Not every call needs your most capable model. Classification, extraction, and routing often run just as well on a smaller, cheaper model at a fraction of the per-token cost. Reserve the frontier model for the steps that actually need reasoning, and route the rest down. A two-tier setup can cut spend hard with no visible quality loss.

Stop sending tokens you do not use

Retrieval that dumps twenty documents into context when three would answer the question pays for seventeen every time. Trim the context to what the task needs, cap conversation history instead of resending the whole thread, and drop boilerplate the model never reads. Input tokens are tokens - a bloated prompt is a recurring charge.

Bound the output

Output tokens usually cost several times more than input tokens, so a model that rambles is expensive twice over: you pay the premium rate and you wait longer.

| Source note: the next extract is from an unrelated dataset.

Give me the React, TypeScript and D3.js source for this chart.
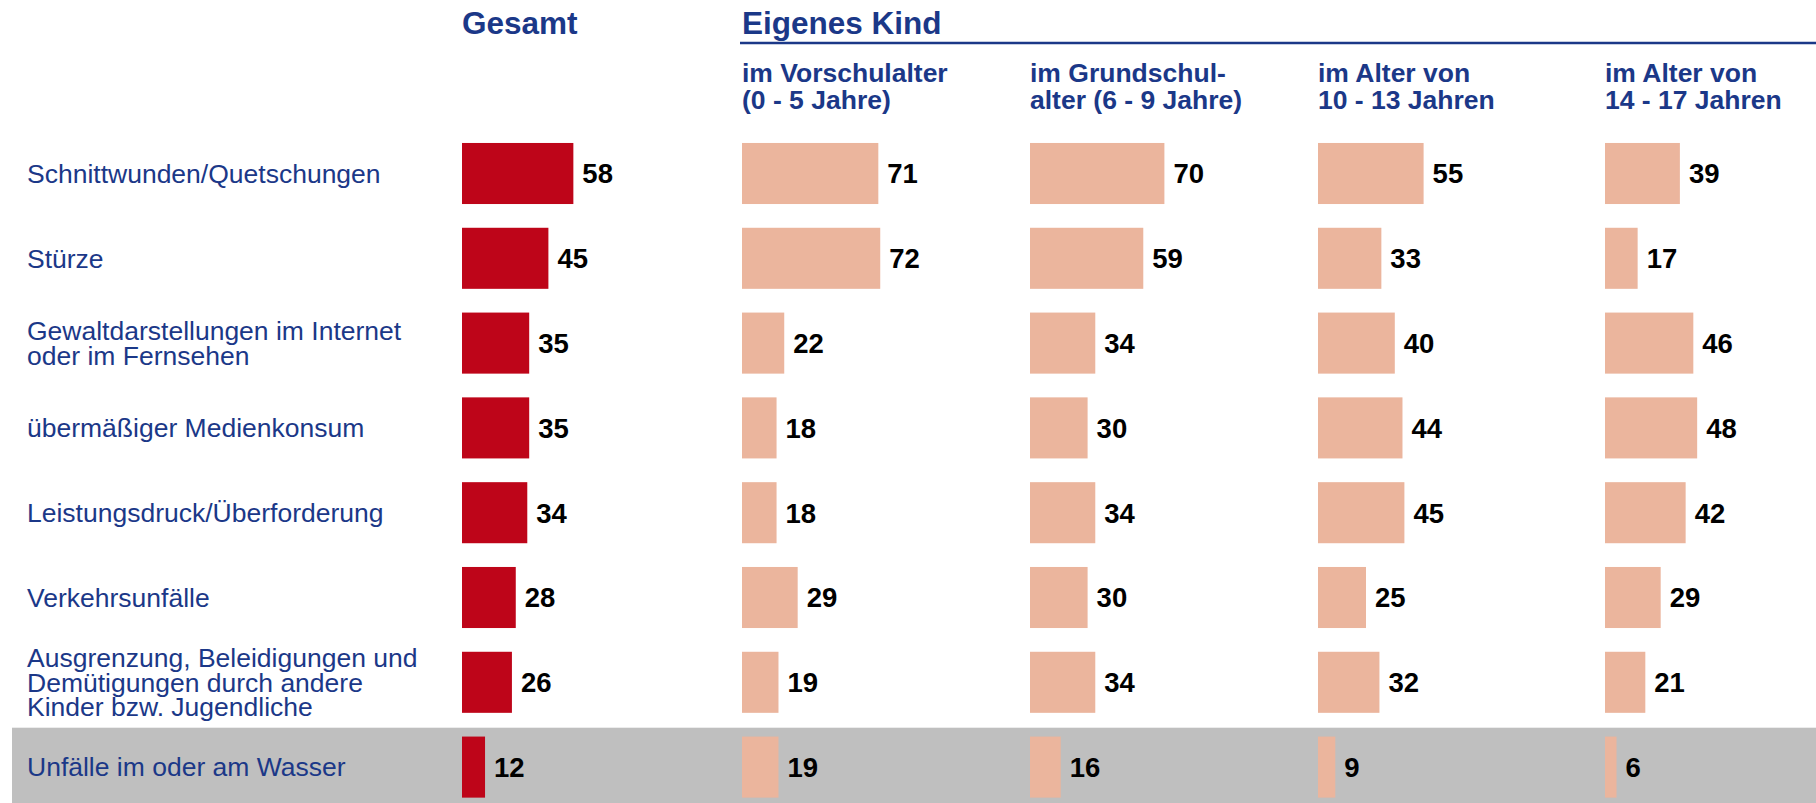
import { scaleBand, scaleLinear } from "d3";

const categories = [
  "Schnittwunden/Quetschungen",
  "Stürze",
  "Gewaltdarstellungen im Internet\noder im Fernsehen",
  "übermäßiger Medienkonsum",
  "Leistungsdruck/Überforderung",
  "Verkehrsunfälle",
  "Ausgrenzung, Beleidigungen und\nDemütigungen durch andere\nKinder bzw. Jugendliche",
  "Unfälle im oder am Wasser",
];

const gesamt = [58, 45, 35, 35, 34, 28, 26, 12];
const vorschulalter = [71, 72, 22, 18, 18, 29, 19, 19];
const grundschulalter = [70, 59, 34, 30, 34, 30, 34, 16];
const alter10bis13 = [55, 33, 40, 44, 45, 25, 32, 9];
const alter14bis17 = [39, 17, 46, 48, 42, 29, 21, 6];

const subHeaders = [
  ["im Vorschulalter", "(0 - 5 Jahre)"],
  ["im Grundschul-", "alter (6 - 9 Jahre)"],
  ["im Alter von", "10 - 13 Jahren"],
  ["im Alter von", "14 - 17 Jahren"],
];

const width = 1816;
const height = 803;
const blue = "#1b3888";
const red = "#be0519";
const salmon = "#ebb59d";
const font = "'Liberation Sans', Arial, sans-serif";

export default function App() {
  const step = 84.8;
  const top = 173.5 - step / 2;
  const y = scaleBand<string>()
    .domain(categories)
    .range([top, top + step * categories.length])
    .paddingInner(0.28)
    .paddingOuter(0.14);

  const x = scaleLinear().domain([0, 100]).range([0, 192]);

  const columns = [
    { left: 462, values: gesamt, color: red },
    { left: 742, values: vorschulalter, color: salmon },
    { left: 1030, values: grundschulalter, color: salmon },
    { left: 1318, values: alter10bis13, color: salmon },
    { left: 1605, values: alter14bis17, color: salmon },
  ];

  const last = categories[categories.length - 1];
  const bandTop = (y(last) ?? 0) + y.bandwidth() / 2 - step / 2 + 3;

  return (
    <svg
      width={width}
      height={height}
      style={{ position: "absolute", left: 0, top: 0, fontFamily: font }}
    >
      <rect x={0} y={0} width={width} height={height} fill="#fff" />
      {/* grey highlight row */}
      <rect x={12} y={bandTop} width={width - 12} height={height - bandTop} fill="#bfbfbf" />

      {/* headers */}
      <text x={462} y={34} fill={blue} fontSize={31.5} fontWeight="bold">
        Gesamt
      </text>
      <text x={742} y={34} fill={blue} fontSize={31.5} fontWeight="bold">
        Eigenes Kind
      </text>
      <line x1={740} x2={width} y1={43} y2={43} stroke={blue} strokeWidth={2.5} />
      {subHeaders.map((lines, i) => (
        <text
          key={i}
          x={columns[i + 1].left}
          y={82}
          fill={blue}
          fontSize={26.5}
          fontWeight="bold"
        >
          {lines.map((l, j) => (
            <tspan key={j} x={columns[i + 1].left} y={82 + j * 26.5}>
              {l}
            </tspan>
          ))}
        </text>
      ))}

      {/* row labels */}
      {categories.map((c) => {
        const lines = c.split("\n");
        const cy = (y(c) ?? 0) + y.bandwidth() / 2;
        const lh = 24.5;
        const first = cy - ((lines.length - 1) * lh) / 2;
        return (
          <text key={c} fill={blue} fontSize={26.5}>
            {lines.map((l, j) => (
              <tspan key={j} x={27} y={first + j * lh} dy="0.35em">
                {l}
              </tspan>
            ))}
          </text>
        );
      })}

      {/* bars */}
      {columns.map((col, ci) => (
        <g key={ci} transform={`translate(${col.left},0)`}>
          {col.values.map((v, i) => {
            const c = categories[i];
            const by = y(c) ?? 0;
            return (
              <g key={c}>
                <rect x={0} y={by} width={x(v)} height={y.bandwidth()} fill={col.color} />
                <text
                  x={x(v) + 9}
                  y={by + y.bandwidth() / 2}
                  dy="0.36em"
                  fontSize={27.5}
                  fontWeight="bold"
                  fill="#000"
                >
                  {v}
                </text>
              </g>
            );
          })}
        </g>
      ))}
    </svg>
  );
}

Ask for the format you need - a value, a short list, structured JSON - and set a max length. "Be concise" is a cost control, not just a style note.

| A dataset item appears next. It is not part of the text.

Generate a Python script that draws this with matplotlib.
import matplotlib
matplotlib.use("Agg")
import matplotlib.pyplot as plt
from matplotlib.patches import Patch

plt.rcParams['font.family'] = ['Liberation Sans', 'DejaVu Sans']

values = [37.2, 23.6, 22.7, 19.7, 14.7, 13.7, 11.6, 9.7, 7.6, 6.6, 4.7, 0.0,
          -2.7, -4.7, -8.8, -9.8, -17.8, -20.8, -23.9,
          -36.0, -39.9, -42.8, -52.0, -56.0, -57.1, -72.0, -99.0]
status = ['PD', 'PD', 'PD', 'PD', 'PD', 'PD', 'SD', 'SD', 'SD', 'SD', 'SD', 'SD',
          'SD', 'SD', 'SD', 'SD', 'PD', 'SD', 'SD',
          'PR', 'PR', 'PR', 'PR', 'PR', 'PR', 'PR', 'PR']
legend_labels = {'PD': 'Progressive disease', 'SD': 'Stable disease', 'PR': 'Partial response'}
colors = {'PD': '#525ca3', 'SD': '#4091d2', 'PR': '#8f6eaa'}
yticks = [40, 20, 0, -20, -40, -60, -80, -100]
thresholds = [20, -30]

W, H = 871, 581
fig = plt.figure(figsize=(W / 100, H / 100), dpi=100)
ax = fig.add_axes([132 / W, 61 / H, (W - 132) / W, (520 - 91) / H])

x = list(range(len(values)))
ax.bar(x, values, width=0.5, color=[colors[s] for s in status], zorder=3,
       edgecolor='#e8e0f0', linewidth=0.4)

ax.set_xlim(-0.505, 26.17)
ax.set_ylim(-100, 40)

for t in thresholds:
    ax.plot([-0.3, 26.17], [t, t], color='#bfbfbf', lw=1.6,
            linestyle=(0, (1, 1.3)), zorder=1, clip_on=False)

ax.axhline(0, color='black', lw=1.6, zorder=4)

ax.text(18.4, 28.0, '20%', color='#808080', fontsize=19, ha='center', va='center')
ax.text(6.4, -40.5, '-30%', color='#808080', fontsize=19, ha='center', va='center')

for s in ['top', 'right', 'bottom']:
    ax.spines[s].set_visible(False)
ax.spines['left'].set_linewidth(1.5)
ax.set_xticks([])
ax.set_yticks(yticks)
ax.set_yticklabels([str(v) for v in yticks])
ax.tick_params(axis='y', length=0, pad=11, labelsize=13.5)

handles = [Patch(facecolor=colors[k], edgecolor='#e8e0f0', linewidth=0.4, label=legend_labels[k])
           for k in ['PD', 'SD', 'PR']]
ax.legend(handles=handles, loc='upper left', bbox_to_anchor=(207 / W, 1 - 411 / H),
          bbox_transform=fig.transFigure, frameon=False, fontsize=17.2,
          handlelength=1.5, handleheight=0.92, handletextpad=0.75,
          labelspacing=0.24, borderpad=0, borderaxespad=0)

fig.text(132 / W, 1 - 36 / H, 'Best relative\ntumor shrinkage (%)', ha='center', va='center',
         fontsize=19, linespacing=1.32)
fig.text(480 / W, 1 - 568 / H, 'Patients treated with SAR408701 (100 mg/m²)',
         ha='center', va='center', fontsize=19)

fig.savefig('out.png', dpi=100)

Caching is the one most teams miss

Of the four, prompt caching is the one that most often goes unused, because it is invisible until you look for it. If your prompts start with a large, identical block - and most production prompts do - you are very likely paying to re-read that block on every single call. Providers expose caching precisely for this: mark the stable prefix once, and repeat requests reuse it at a steep discount. The team resending their 6,000-token manual did not need a smaller manual. They needed to stop paying to re-read the same one thousands of times a day.

Spend where it buys quality

Cost control is not about buying the cheapest model and hoping. It is about matching spend to where it changes the answer. Use the capable, expensive model on the reasoning-heavy step that genuinely needs it, and route the mechanical steps - classification, extraction, formatting - to something smaller. The mistake in both directions is uniformity: paying frontier prices for tasks a small model nails, or forcing a weak model onto the one step that actually needed the strong one and paying for it in reruns and bad output.

None of this trades quality for savings, which is why it is worth doing before you negotiate rates or re-architect anything. Caching a prefix, trimming dead context, bounding output, and sending the right-sized model each do their job while making responses faster. Read the bill, find the lopsided number, and pull the lever that matches it - usually the bill drops well before quality does.